Alain Damasio, épaté par l’auditorium noir de monde pour sa masterclass, s’extasie d’ailleurs : « Je me souviens des "Utos" en 2001, des gens pensaient encore que la SF était un genre mineur. Mais c’est fini ». Ce qui a aidé ? La crise du narcissisme, avance-t-il : « La SF n’a jamais cessé d’interroger la spécificité des humains sur l’animal et la machine. Mais on se rend compte que ça ne tient plus : les oiseaux créent, les éléphants ont des rites, l’IA générative parle. Plus grand chose ne nous différencie des animaux et des machines. »
Succès
Des machines qu’on entraîne aujourd’hui à se comporter comme des blobs, créatures unicellulaires capables de trouver le chemin le plus court vers la nourriture, donc à proposer par exemple les réseaux ferroviaires les plus efficients – l’objet de l’un des 137 rendez-vous mêlant littérature et science.
Quand il ne s’y entassaient pas, les festivaliers se sont massés dans la librairie de la cité des Congrès, saturée. « Un festival, c’est ultra-crucial pour donner la parole à des auteurs devant un public et faire travailler les libraires. Ça crée un engouement.
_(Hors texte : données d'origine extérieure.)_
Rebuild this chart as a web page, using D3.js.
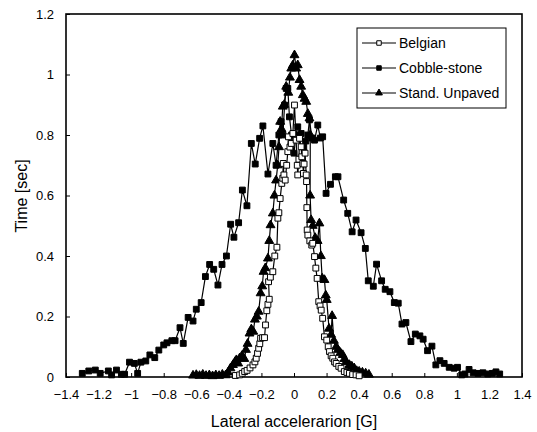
<!DOCTYPE html>
<html>
<head>
<meta charset="utf-8">
<script src="https://cdn.jsdelivr.net/npm/d3@7"></script>
<style>
  body { margin: 0; background: #fff; }
  svg { font-family: "Liberation Sans", Arial, sans-serif; }
  .axis path, .axis line { stroke: #000; }
  .axis text { fill: #000; font-size: 13px; }
</style>
</head>
<body>
<svg id="chart" width="537" height="432"></svg>
<script>
// tick values
const xTicks = [-1.4, -1.2, -1, -0.8, -0.6, -0.4, -0.2, 0, 0.2, 0.4, 0.6, 0.8, 1, 1.2, 1.4]
const yTicks = [0, 0.2, 0.4, 0.6, 0.8, 1, 1.2]

// [lateral acceleration G, time sec]
const belgian = [
  [-0.36, 0.005], [-0.334, 0.007], [-0.318, 0.012], [-0.303, 0.018], [-0.288, 0.022],
  [-0.27, 0.03], [-0.252, 0.04], [-0.24, 0.05], [-0.232, 0.062], [-0.224, 0.078],
  [-0.217, 0.095], [-0.21, 0.11], [-0.205, 0.128], [-0.193, 0.13], [-0.181, 0.13],
  [-0.175, 0.172], [-0.167, 0.219], [-0.16, 0.24], [-0.152, 0.257], [-0.156, 0.315],
  [-0.145, 0.33], [-0.13, 0.348], [-0.118, 0.4], [-0.105, 0.429], [-0.099, 0.525],
  [-0.093, 0.543], [-0.085, 0.59], [-0.075, 0.64], [-0.069, 0.657], [-0.066, 0.706],
  [-0.062, 0.668], [-0.054, 0.651], [-0.045, 0.7], [-0.038, 0.745], [-0.034, 0.794],
  [-0.025, 0.76], [-0.017, 0.772], [-0.007, 0.805], [0.003, 0.899], [0.013, 0.783],
  [0.02, 0.7], [0.023, 0.668], [0.03, 0.72], [0.034, 0.789], [0.044, 0.761],
  [0.048, 0.728], [0.054, 0.706], [0.058, 0.673], [0.062, 0.704], [0.068, 0.74],
  [0.075, 0.668], [0.077, 0.646], [0.079, 0.56], [0.081, 0.486], [0.085, 0.469],
  [0.097, 0.45], [0.109, 0.436], [0.115, 0.442], [0.126, 0.398], [0.134, 0.36],
  [0.142, 0.326], [0.152, 0.249], [0.16, 0.235], [0.167, 0.221], [0.176, 0.194],
  [0.187, 0.133], [0.201, 0.122], [0.21, 0.1], [0.218, 0.084], [0.228, 0.07],
  [0.238, 0.062], [0.249, 0.05], [0.259, 0.045], [0.275, 0.035], [0.289, 0.029],
  [0.309, 0.018], [0.325, 0.015], [0.34, 0.012], [0.36, 0.008], [0.381, 0.007], [0.4, 0.004]
]

const cobble = [
  [-1.3, 0.012], [-1.26, 0.02], [-1.22, 0.023], [-1.19, 0.012], [-1.14, 0.02],
  [-1.12, 0.007], [-1.09, 0.023], [-1.06, 0.009], [-1.04, 0.009], [-1.01, 0.049],
  [-0.98, 0.045], [-0.96, 0.012], [-0.94, 0.049], [-0.91, 0.053], [-0.885, 0.073],
  [-0.855, 0.064], [-0.83, 0.089], [-0.8, 0.106], [-0.78, 0.113], [-0.75, 0.12],
  [-0.73, 0.12], [-0.7, 0.163], [-0.68, 0.111], [-0.65, 0.197], [-0.62, 0.185],
  [-0.6, 0.224], [-0.57, 0.246], [-0.544, 0.332], [-0.518, 0.372], [-0.493, 0.356],
  [-0.467, 0.304], [-0.442, 0.372], [-0.415, 0.4], [-0.389, 0.505], [-0.369, 0.462],
  [-0.34, 0.51], [-0.317, 0.618], [-0.289, 0.566], [-0.262, 0.772], [-0.238, 0.704],
  [-0.211, 0.789], [-0.191, 0.83], [-0.16, 0.671], [-0.13, 0.772], [-0.11, 0.7],
  [-0.093, 0.8], [-0.079, 0.844], [-0.068, 0.8], [-0.058, 0.899], [-0.048, 0.954],
  [-0.038, 0.954], [-0.028, 0.86], [-0.015, 0.8], [0, 0.74], [0.012, 0.8],
  [0.023, 0.827], [0.044, 0.805], [0.06, 0.76], [0.073, 0.78], [0.085, 0.8],
  [0.095, 0.85], [0.11, 0.79], [0.126, 0.783], [0.146, 0.833], [0.162, 0.79],
  [0.176, 0.794], [0.197, 0.607], [0.224, 0.637], [0.254, 0.662], [0.27, 0.662],
  [0.305, 0.585], [0.33, 0.541], [0.357, 0.48], [0.381, 0.519], [0.412, 0.477],
  [0.438, 0.425], [0.456, 0.318], [0.487, 0.3], [0.507, 0.373], [0.538, 0.318],
  [0.56, 0.29], [0.589, 0.282], [0.616, 0.246], [0.64, 0.244], [0.663, 0.175],
  [0.687, 0.18], [0.718, 0.117], [0.745, 0.142], [0.773, 0.136], [0.793, 0.125],
  [0.82, 0.087], [0.847, 0.102], [0.871, 0.04], [0.896, 0.054], [0.922, 0.045],
  [0.953, 0.032], [0.983, 0.029], [1.004, 0.032], [1.03, 0.007], [1.05, 0.01],
  [1.075, 0.025], [1.1, 0.014], [1.13, 0.012], [1.16, 0.014], [1.19, 0.01],
  [1.218, 0.012], [1.24, 0.017], [1.263, 0.01]
]

const unpaved = [
  [-0.62, 0.005], [-0.6, 0.007], [-0.58, 0.004], [-0.56, 0.008], [-0.54, 0.004],
  [-0.52, 0.006], [-0.5, 0.003], [-0.48, 0.006], [-0.46, 0.004], [-0.44, 0.008],
  [-0.42, 0.006], [-0.405, 0.015], [-0.39, 0.029], [-0.375, 0.04], [-0.362, 0.05],
  [-0.354, 0.056], [-0.343, 0.045], [-0.334, 0.062], [-0.32, 0.07], [-0.305, 0.06],
  [-0.295, 0.09], [-0.285, 0.11], [-0.273, 0.144], [-0.262, 0.158], [-0.25, 0.15],
  [-0.24, 0.19], [-0.228, 0.2], [-0.217, 0.216], [-0.205, 0.277], [-0.195, 0.3],
  [-0.187, 0.348], [-0.176, 0.36], [-0.16, 0.392], [-0.152, 0.45], [-0.144, 0.502],
  [-0.13, 0.541], [-0.12, 0.6], [-0.11, 0.65], [-0.1, 0.7], [-0.092, 0.76],
  [-0.085, 0.844], [-0.077, 0.82], [-0.069, 0.894], [-0.06, 0.9], [-0.048, 0.96],
  [-0.035, 0.94], [-0.025, 0.99], [-0.017, 1.02], [-0.008, 1.03], [0.003, 1.064],
  [0.013, 1.02], [0.023, 1.031], [0.034, 0.982], [0.044, 0.96], [0.054, 0.932],
  [0.065, 0.92], [0.075, 0.91], [0.085, 0.87], [0.095, 0.855], [0.1, 0.8],
  [0.099, 0.6], [0.105, 0.519], [0.115, 0.5], [0.13, 0.46], [0.145, 0.45],
  [0.156, 0.508], [0.165, 0.4], [0.173, 0.326], [0.187, 0.321], [0.195, 0.27],
  [0.201, 0.255], [0.215, 0.16], [0.228, 0.14], [0.234, 0.202], [0.245, 0.12],
  [0.259, 0.1], [0.27, 0.09], [0.285, 0.08], [0.299, 0.073], [0.31, 0.06],
  [0.32, 0.05], [0.34, 0.04], [0.355, 0.035], [0.37, 0.029], [0.385, 0.02],
  [0.4, 0.018], [0.42, 0.015], [0.44, 0.012], [0.46, 0.008]
]

const seriesNames = ['Belgian', 'Cobble-stone', 'Stand. Unpaved']

const svg = d3.select('#chart')
const plotLeft = 66, plotRight = 522, plotTop = 14, plotBottom = 377

const x = d3.scaleLinear().domain([-1.4, 1.4]).range([plotLeft, plotRight])
const y = d3.scaleLinear().domain([0, 1.2]).range([plotBottom, plotTop])
const fmt = d3.format('~g')

// frame
svg.append('rect')
  .attr('x', plotLeft).attr('y', plotTop)
  .attr('width', plotRight - plotLeft).attr('height', plotBottom - plotTop)
  .attr('fill', 'none').attr('stroke', '#000').attr('stroke-width', 1.6)

svg.append('g')
  .attr('class', 'axis')
  .attr('transform', `translate(0,${plotBottom})`)
  .call(d3.axisBottom(x).tickValues(xTicks).tickFormat(fmt).tickSizeInner(-4).tickSizeOuter(0).tickPadding(13))
  .call(g => g.select('.domain').remove())

svg.append('g')
  .attr('class', 'axis')
  .attr('transform', `translate(${plotLeft},0)`)
  .call(d3.axisLeft(y).tickValues(yTicks).tickFormat(fmt).tickSizeInner(-4).tickSizeOuter(0).tickPadding(12))
  .call(g => g.select('.domain').remove())

svg.append('text')
  .attr('x', (plotLeft + plotRight) / 2).attr('y', 427)
  .attr('text-anchor', 'middle').attr('font-size', 16)
  .text('Lateral accelerarion [G]')

svg.append('text')
  .attr('transform', 'translate(27,196) rotate(-90)')
  .attr('text-anchor', 'middle').attr('font-size', 16)
  .text('Time [sec]')

const line = d3.line().x(d => x(d[0])).y(d => y(d[1]))
const square = d3.symbol().type(d3.symbolSquare).size(34)
const triangle = d3.symbol().type(d3.symbolTriangle).size(34)

function drawSeries(data, sym, fill) {
  const g = svg.append('g')
  g.append('path')
    .datum(data)
    .attr('d', line)
    .attr('fill', 'none')
    .attr('stroke', '#000')
    .attr('stroke-width', 1.2)
  g.selectAll('path.pt')
    .data(data)
    .enter().append('path')
    .attr('class', 'pt')
    .attr('transform', d => `translate(${x(d[0])},${y(d[1])})`)
    .attr('d', sym)
    .attr('fill', fill)
    .attr('stroke', '#000')
    .attr('stroke-width', 1)
}

drawSeries(cobble, square, '#000')
drawSeries(unpaved, triangle, '#000')
drawSeries(belgian, square, '#fff')

// legend
const legend = svg.append('g')
legend.append('rect')
  .attr('x', 357).attr('y', 28).attr('width', 149).attr('height', 80)
  .attr('fill', '#fff').attr('stroke', '#000').attr('stroke-width', 1)

const legendFills = ['#fff', '#000', '#000']
seriesNames.forEach((name, i) => {
  const ly = 43 + i * 25
  legend.append('line')
    .attr('x1', 362).attr('x2', 396).attr('y1', ly).attr('y2', ly)
    .attr('stroke', '#000').attr('stroke-width', 1.2)
  legend.append('path')
    .attr('transform', `translate(379,${ly})`)
    .attr('d', d3.symbol().type(i === 2 ? d3.symbolTriangle : d3.symbolSquare).size(20)())
    .attr('fill', legendFills[i]).attr('stroke', '#000')
  legend.append('text')
    .attr('x', 399).attr('y', ly + 5)
    .attr('font-size', 14)
    .text(name)
})
</script>
</body>
</html>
On vend toujours plus de livres d’un auteur qui participe à des festivals », se réjouit Jérôme Vincent, directeur des Nouvelles éditions ActuSF.
Les festivals de l’imaginaire se sont d'ailleurs multipliés ces dernières années : Les Hypermondes à Mérignac (depuis 2021), Étrange-Grande (depuis 2022), L’Ouest Hurlant (2022), Sirennes (2022), Trolls et Légendes devenu annuel… Les Utopiales, « c’est le plus vieux et le plus gros, mélangeant scientifiques, livres et cinéma ». Tout en harmonie et résonance.